What is accrual accounting?
The word “cruel,” in its most specific definition, means willfully causing pain or suffering to others. The accrual basis of accounting is considered a complicated accounting method that requires thorough attention to all financial activities (especially cash accounts) when practiced, so much so, that even professional accountants have a hard time taming this complicated accounting beast.
Synonymous terms for cruel are hard, tough, distressing, heartbreaking, and the list goes on – you probably get the point. However, before you feel any more intimidated by accrual accounting, let’s examine what accrual accounting is.
In crystal-clear terms, accrual means the accumulation or increase of something over time, especially payments or benefits. In accounting principles, accrual refers to earned revenues and incurred expenses that significantly impact an income statement of a business over a period.
In the accrual basis of accounting, income is recognized when it is earned, regardless of when the payment is or was received, and expenses are recognized when incurred, irrespective of when they are or were paid out. This method of accounting also recognizes revenue when goods or services were given to a customer.
The expenses related to goods and services are recorded, even when cash has yet to be paid out because there is an expectation that those expenses will be paid in the agreed time.
Similarly, payments are recorded simultaneously, even if they have yet to be received or balance the financial statement.
Accrual accounting is GAAP accepted
Generally accepted accounting principles (GAAP) refers to a set of standards, procedures, and practices that companies, together with their accountants, must comply with when preparing and filing their financial statements.
It is well-known that accrual accounting is accepted under GAAP; as a result, many business entities globally use the accrual accounting approach.
GAAP accepted accrual accounting primarily because accrual accounting entails specific provisions when calculating revenue and expenses.
One significant underlying provision under accrual basis is the matching principle, which plays a pivotal role in producing financial business statements. The matching principle outlines that expenses should match revenue recognition, and both are stimulated together.

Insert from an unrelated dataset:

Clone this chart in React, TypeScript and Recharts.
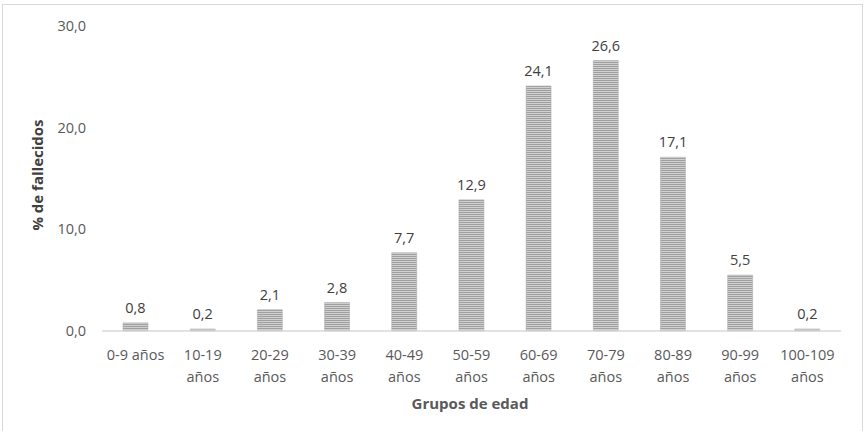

What accrual accounting does not account for
Just like cash basis accounting and other accounting principles, accrual basis has its unique setbacks.
The major blow when your method of accounting is accrual is that you can’t keep a clear track of your cash flow. This method is unable to show your business’ ability to generate cash unless your accounting measures include a statement of cash flow.
Accrual accounting is also a rigorous accounting method, as it deals with accounts rather than just cash.
Accrual in cruel comparison against cash basis
In one aspect, cash basis accounting might appear to pale in comparison to accrual accounting when a company states its financial health.
Cash basis has an unfortunate habit of overstating a company’s financial growth by accounting for all of its revenues while, on the flip side, failing to account for its financial obligations and payables.
Ironically, this is what accrual accounting excels at when stating a company’s financial growth. It includes future expenditures and liabilities that will balance with revenues. By doing so, it reflects a more realistic financial health image of the company.
How accrual accounting can be an advantage
When paying your taxes based on your annual income, accrual accounting can be extremely beneficial.
Imagine yourself running a business. Say, in your first year of operation; you earned $50,000 worth of payables and cash combined. As some of that $50,000 is payables, you can’t expect to receive them all on the last day of the year as you file your income statement. But, regardless, you still declare them as your earnings for that particular year. When you pay your taxes, those payables were already taxed, as they were proclaimed as your income for that year even if the money had yet to land in your hands.
Paying taxes for your payables may seem like a chore when you have a low sales record for the year, but it will all look rosier when you earn more, and your taxes are smaller as they were paid in advance. It’s a win-win.
Businesses that accrual basis accounting works best with
While many business entities use the accrual basis of accounting, the most suitable method for your company depends on its business structure, tax-paying scheme, the base of the transaction (cash and/or credit), and income.
If your business has inventory, shareholders, and more significant revenues (a corporation, usually), accrual accounting will work best. Accrual accounting features your payables and receivables in a way that cash basis accounting cannot provide you with.
Since accrual accounting is a structured and detailed approach, it will account for the intangibles of your sales and expenditures, including your assets and liabilities, that cash basis doesn’t typically indicate in financial statements.
Accrual – Not cruel at all
Accrual basis accounting offers companies the opportunity to list cash and credit incomes in the same accounting period that sales occur.
Accrual accounting paints an intricate financial picture of a company’s income, assets, expenditures, and liabilities. While it can help increase the operational efficiency of your business, it can also trigger certain risks that must be addressed through an in-depth analysis of the approach.
By paying careful attention to cash flow, accrual accounting can be considered as a more financially accurate accounting method than many other systems. And it can also give companies a strong financial standing, which could well open the doors of opportunity and attract potential investors.